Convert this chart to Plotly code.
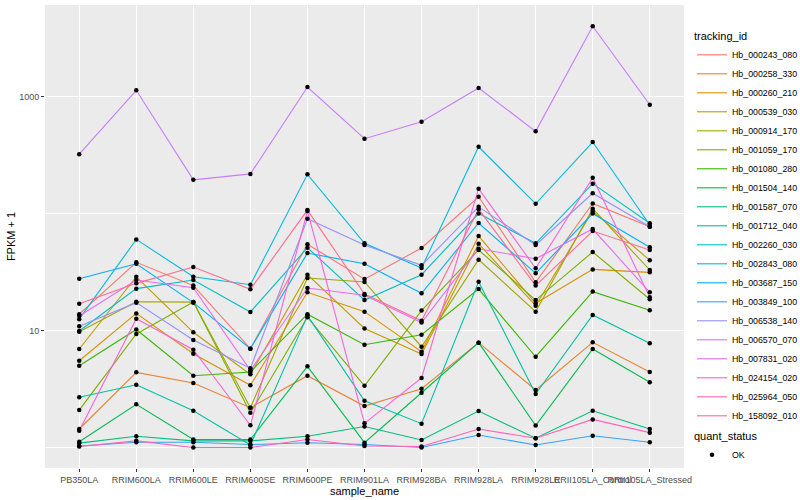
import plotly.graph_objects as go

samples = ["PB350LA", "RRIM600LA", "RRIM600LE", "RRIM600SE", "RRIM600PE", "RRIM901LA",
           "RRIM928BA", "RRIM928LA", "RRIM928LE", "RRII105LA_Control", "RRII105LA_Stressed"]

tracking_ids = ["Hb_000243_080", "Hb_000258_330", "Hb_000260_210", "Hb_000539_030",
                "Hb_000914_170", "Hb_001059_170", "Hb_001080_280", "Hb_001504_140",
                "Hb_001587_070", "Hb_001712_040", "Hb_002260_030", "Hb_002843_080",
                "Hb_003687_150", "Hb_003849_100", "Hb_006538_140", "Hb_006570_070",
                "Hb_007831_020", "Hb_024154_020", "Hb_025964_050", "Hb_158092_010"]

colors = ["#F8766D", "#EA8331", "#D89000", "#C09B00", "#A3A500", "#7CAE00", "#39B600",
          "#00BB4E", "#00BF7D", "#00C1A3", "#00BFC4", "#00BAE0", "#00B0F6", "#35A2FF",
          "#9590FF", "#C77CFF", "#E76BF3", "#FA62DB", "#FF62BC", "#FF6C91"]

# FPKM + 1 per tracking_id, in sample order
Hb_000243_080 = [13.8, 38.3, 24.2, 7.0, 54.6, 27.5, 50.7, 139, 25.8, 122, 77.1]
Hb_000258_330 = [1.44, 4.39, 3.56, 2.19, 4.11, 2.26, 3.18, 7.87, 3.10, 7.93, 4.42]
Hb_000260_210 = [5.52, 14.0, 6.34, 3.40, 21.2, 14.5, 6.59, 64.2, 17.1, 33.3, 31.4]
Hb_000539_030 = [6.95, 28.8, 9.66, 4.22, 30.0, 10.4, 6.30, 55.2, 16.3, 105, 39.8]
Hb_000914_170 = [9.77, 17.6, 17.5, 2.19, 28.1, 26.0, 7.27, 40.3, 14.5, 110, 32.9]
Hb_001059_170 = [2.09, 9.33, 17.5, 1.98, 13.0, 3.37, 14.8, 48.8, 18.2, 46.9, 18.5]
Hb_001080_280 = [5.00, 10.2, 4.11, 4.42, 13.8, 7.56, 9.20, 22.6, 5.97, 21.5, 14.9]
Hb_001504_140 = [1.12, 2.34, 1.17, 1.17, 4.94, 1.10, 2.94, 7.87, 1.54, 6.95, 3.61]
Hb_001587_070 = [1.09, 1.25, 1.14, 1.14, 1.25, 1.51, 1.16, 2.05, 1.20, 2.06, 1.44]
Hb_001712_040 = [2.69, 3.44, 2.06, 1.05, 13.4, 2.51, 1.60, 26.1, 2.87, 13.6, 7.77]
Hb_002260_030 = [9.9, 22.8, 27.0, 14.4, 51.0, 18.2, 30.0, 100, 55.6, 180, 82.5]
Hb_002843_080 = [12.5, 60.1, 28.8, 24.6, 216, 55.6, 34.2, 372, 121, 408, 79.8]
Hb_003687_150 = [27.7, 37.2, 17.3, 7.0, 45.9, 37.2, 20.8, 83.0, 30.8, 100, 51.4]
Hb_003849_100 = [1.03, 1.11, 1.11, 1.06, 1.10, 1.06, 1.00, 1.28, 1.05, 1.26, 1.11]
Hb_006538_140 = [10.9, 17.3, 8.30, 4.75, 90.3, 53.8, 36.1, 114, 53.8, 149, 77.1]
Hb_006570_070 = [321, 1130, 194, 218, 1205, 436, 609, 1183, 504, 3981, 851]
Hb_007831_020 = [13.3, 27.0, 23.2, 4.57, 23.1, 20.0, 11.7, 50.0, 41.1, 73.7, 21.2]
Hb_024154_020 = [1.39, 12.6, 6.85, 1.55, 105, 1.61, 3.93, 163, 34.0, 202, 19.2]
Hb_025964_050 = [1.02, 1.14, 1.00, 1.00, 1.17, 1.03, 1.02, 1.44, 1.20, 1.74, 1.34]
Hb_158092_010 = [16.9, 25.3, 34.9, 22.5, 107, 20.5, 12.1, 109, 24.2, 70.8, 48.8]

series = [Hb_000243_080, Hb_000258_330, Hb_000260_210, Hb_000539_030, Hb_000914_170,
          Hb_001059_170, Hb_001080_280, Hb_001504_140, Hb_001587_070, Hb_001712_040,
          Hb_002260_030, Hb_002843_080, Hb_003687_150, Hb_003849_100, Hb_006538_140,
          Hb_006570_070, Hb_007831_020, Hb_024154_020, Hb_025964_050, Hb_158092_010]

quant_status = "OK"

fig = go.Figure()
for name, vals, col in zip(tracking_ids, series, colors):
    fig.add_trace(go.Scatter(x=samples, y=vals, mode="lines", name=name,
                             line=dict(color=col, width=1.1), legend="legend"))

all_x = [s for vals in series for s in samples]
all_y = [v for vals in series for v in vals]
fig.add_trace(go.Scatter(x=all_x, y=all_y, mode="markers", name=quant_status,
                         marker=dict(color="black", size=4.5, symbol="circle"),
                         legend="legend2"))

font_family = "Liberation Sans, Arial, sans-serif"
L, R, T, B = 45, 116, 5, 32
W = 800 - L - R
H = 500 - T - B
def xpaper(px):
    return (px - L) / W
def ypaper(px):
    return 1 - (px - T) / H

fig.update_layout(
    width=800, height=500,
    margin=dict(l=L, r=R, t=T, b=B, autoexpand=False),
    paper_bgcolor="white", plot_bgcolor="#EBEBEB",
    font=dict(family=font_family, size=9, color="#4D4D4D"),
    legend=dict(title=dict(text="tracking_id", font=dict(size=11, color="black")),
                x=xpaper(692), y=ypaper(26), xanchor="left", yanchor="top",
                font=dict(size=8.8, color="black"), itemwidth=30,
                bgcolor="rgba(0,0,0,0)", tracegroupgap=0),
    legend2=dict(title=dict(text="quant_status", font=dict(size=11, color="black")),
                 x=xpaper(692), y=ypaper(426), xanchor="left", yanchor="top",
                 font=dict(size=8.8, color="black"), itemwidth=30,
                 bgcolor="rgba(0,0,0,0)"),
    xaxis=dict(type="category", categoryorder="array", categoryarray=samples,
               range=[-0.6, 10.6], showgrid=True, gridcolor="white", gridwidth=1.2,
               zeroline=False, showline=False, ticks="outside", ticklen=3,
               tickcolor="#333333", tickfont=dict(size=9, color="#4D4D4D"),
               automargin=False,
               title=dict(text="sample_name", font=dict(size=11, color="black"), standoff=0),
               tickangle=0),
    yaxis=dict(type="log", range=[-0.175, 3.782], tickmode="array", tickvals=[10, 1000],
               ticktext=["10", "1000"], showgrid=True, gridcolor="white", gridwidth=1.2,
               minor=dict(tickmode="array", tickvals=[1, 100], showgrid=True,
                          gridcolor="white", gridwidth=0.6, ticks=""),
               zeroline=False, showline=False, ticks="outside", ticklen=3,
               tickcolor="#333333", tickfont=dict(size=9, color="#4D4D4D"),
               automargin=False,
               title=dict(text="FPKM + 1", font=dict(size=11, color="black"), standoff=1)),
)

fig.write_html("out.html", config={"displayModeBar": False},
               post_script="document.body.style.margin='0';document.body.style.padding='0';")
══════════
### Set task
Every line of the data should be copied as it stands, without the images.

### Task result
Convert this chart to Plotly code.
import plotly.graph_objects as go

samples = ["PB350LA", "RRIM600LA", "RRIM600LE", "RRIM600SE", "RRIM600PE", "RRIM901LA",
           "RRIM928BA", "RRIM928LA", "RRIM928LE", "RRII105LA_Control", "RRII105LA_Stressed"]

tracking_ids = ["Hb_000243_080", "Hb_000258_330", "Hb_000260_210", "Hb_000539_030",
                "Hb_000914_170", "Hb_001059_170", "Hb_001080_280", "Hb_001504_140",
                "Hb_001587_070", "Hb_001712_040", "Hb_002260_030", "Hb_002843_080",
                "Hb_003687_150", "Hb_003849_100", "Hb_006538_140", "Hb_006570_070",
                "Hb_007831_020", "Hb_024154_020", "Hb_025964_050", "Hb_158092_010"]

colors = ["#F8766D", "#EA8331", "#D89000", "#C09B00", "#A3A500", "#7CAE00", "#39B600",
          "#00BB4E", "#00BF7D", "#00C1A3", "#00BFC4", "#00BAE0", "#00B0F6", "#35A2FF",
          "#9590FF", "#C77CFF", "#E76BF3", "#FA62DB", "#FF62BC", "#FF6C91"]

# FPKM + 1 per tracking_id, in sample order
Hb_000243_080 = [13.8, 38.3, 24.2, 7.0, 54.6, 27.5, 50.7, 139, 25.8, 122, 77.1]
Hb_000258_330 = [1.44, 4.39, 3.56, 2.19, 4.11, 2.26, 3.18, 7.87, 3.10, 7.93, 4.42]
Hb_000260_210 = [5.52, 14.0, 6.34, 3.40, 21.2, 14.5, 6.59, 64.2, 17.1, 33.3, 31.4]
Hb_000539_030 = [6.95, 28.8, 9.66, 4.22, 30.0, 10.4, 6.30, 55.2, 16.3, 105, 39.8]
Hb_000914_170 = [9.77, 17.6, 17.5, 2.19, 28.1, 26.0, 7.27, 40.3, 14.5, 110, 32.9]
Hb_001059_170 = [2.09, 9.33, 17.5, 1.98, 13.0, 3.37, 14.8, 48.8, 18.2, 46.9, 18.5]
Hb_001080_280 = [5.00, 10.2, 4.11, 4.42, 13.8, 7.56, 9.20, 22.6, 5.97, 21.5, 14.9]
Hb_001504_140 = [1.12, 2.34, 1.17, 1.17, 4.94, 1.10, 2.94, 7.87, 1.54, 6.95, 3.61]
Hb_001587_070 = [1.09, 1.25, 1.14, 1.14, 1.25, 1.51, 1.16, 2.05, 1.20, 2.06, 1.44]
Hb_001712_040 = [2.69, 3.44, 2.06, 1.05, 13.4, 2.51, 1.60, 26.1, 2.87, 13.6, 7.77]
Hb_002260_030 = [9.9, 22.8, 27.0, 14.4, 51.0, 18.2, 30.0, 100, 55.6, 180, 82.5]
Hb_002843_080 = [12.5, 60.1, 28.8, 24.6, 216, 55.6, 34.2, 372, 121, 408, 79.8]
Hb_003687_150 = [27.7, 37.2, 17.3, 7.0, 45.9, 37.2, 20.8, 83.0, 30.8, 100, 51.4]
Hb_003849_100 = [1.03, 1.11, 1.11, 1.06, 1.10, 1.06, 1.00, 1.28, 1.05, 1.26, 1.11]
Hb_006538_140 = [10.9, 17.3, 8.30, 4.75, 90.3, 53.8, 36.1, 114, 53.8, 149, 77.1]
Hb_006570_070 = [321, 1130, 194, 218, 1205, 436, 609, 1183, 504, 3981, 851]
Hb_007831_020 = [13.3, 27.0, 23.2, 4.57, 23.1, 20.0, 11.7, 50.0, 41.1, 73.7, 21.2]
Hb_024154_020 = [1.39, 12.6, 6.85, 1.55, 105, 1.61, 3.93, 163, 34.0, 202, 19.2]
Hb_025964_050 = [1.02, 1.14, 1.00, 1.00, 1.17, 1.03, 1.02, 1.44, 1.20, 1.74, 1.34]
Hb_158092_010 = [16.9, 25.3, 34.9, 22.5, 107, 20.5, 12.1, 109, 24.2, 70.8, 48.8]

series = [Hb_000243_080, Hb_000258_330, Hb_000260_210, Hb_000539_030, Hb_000914_170,
          Hb_001059_170, Hb_001080_280, Hb_001504_140, Hb_001587_070, Hb_001712_040,
          Hb_002260_030, Hb_002843_080, Hb_003687_150, Hb_003849_100, Hb_006538_140,
          Hb_006570_070, Hb_007831_020, Hb_024154_020, Hb_025964_050, Hb_158092_010]

quant_status = "OK"

fig = go.Figure()
for name, vals, col in zip(tracking_ids, series, colors):
    fig.add_trace(go.Scatter(x=samples, y=vals, mode="lines", name=name,
                             line=dict(color=col, width=1.1), legend="legend"))

all_x = [s for vals in series for s in samples]
all_y = [v for vals in series for v in vals]
fig.add_trace(go.Scatter(x=all_x, y=all_y, mode="markers", name=quant_status,
                         marker=dict(color="black", size=4.5, symbol="circle"),
                         legend="legend2"))

font_family = "Liberation Sans, Arial, sans-serif"
L, R, T, B = 45, 116, 5, 32
W = 800 - L - R
H = 500 - T - B
def xpaper(px):
    return (px - L) / W
def ypaper(px):
    return 1 - (px - T) / H

fig.update_layout(
    width=800, height=500,
    margin=dict(l=L, r=R, t=T, b=B, autoexpand=False),
    paper_bgcolor="white", plot_bgcolor="#EBEBEB",
    font=dict(family=font_family, size=9, color="#4D4D4D"),
    legend=dict(title=dict(text="tracking_id", font=dict(size=11, color="black")),
                x=xpaper(692), y=ypaper(26), xanchor="left", yanchor="top",
                font=dict(size=8.8, color="black"), itemwidth=30,
                bgcolor="rgba(0,0,0,0)", tracegroupgap=0),
    legend2=dict(title=dict(text="quant_status", font=dict(size=11, color="black")),
                 x=xpaper(692), y=ypaper(426), xanchor="left", yanchor="top",
                 font=dict(size=8.8, color="black"), itemwidth=30,
                 bgcolor="rgba(0,0,0,0)"),
    xaxis=dict(type="category", categoryorder="array", categoryarray=samples,
               range=[-0.6, 10.6], showgrid=True, gridcolor="white", gridwidth=1.2,
               zeroline=False, showline=False, ticks="outside", ticklen=3,
               tickcolor="#333333", tickfont=dict(size=9, color="#4D4D4D"),
               automargin=False,
               title=dict(text="sample_name", font=dict(size=11, color="black"), standoff=0),
               tickangle=0),
    yaxis=dict(type="log", range=[-0.175, 3.782], tickmode="array", tickvals=[10, 1000],
               ticktext=["10", "1000"], showgrid=True, gridcolor="white", gridwidth=1.2,
               minor=dict(tickmode="array", tickvals=[1, 100], showgrid=True,
                          gridcolor="white", gridwidth=0.6, ticks=""),
               zeroline=False, showline=False, ticks="outside", ticklen=3,
               tickcolor="#333333", tickfont=dict(size=9, color="#4D4D4D"),
               automargin=False,
               title=dict(text="FPKM + 1", font=dict(size=11, color="black"), standoff=1)),
)

fig.write_html("out.html", config={"displayModeBar": False},
               post_script="document.body.style.margin='0';document.body.style.padding='0';")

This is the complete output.